Plessy V. Ferguson

In 1896, the United States Supreme Court issued a ruling in Plessy v. Ferguson that set the standard for racial segregation for decades to come. The foundation of the case is rooted in 1890, when the state of Louisiana passed a legislation known as the Separate Car Act; this mandated segregated accommodations for black and white passengers on train cars. Two years later, Homer Plessy boarded the train car that was designated for whites only. Because he was legally considered an octoroon - that is, a person with one-eighth of his ancestry being African American - he was arrested for violation of the state mandate.

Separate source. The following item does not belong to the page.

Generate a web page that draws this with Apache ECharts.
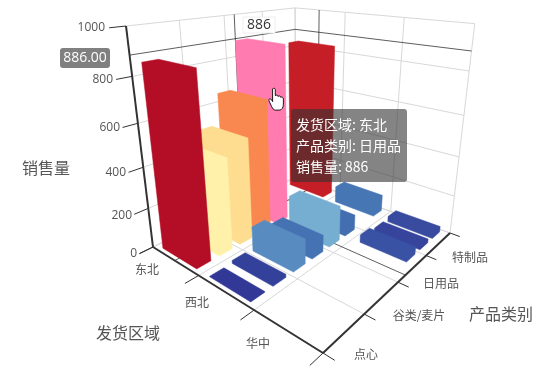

Upon Plessy's initial trial, his lawyers challenged the constitutionality of the state law; when he was found guilty, the ruling was appealed to the Louisiana Supreme Court. After he was again found guilty, the case was appealed to the United States Supreme Court. In May 1896, the Supreme Court upheld Plessy's conviction, saying that even though the Fourteenth Amendment ensured there was legal equality for blacks and whites, it did nothing to require that any other form of separation, social or otherwise, be eliminated. The power to determine whether a law was reasonable, they claimed, fell to the individual states due to their "police powers." The case made it clear that "equal, but separate accommodations for the white and colored races" was perfectly justifiable in American society, giving rise to the "separate but equal" doctrine that ensured the creation and continuance of racial segregation throughout the nation for decades to come. It would not be until 1954, in the Supreme Court case of Brown v. Board of Education of Topeka, Kansas that the "separate but equal" doctrine would be overturned.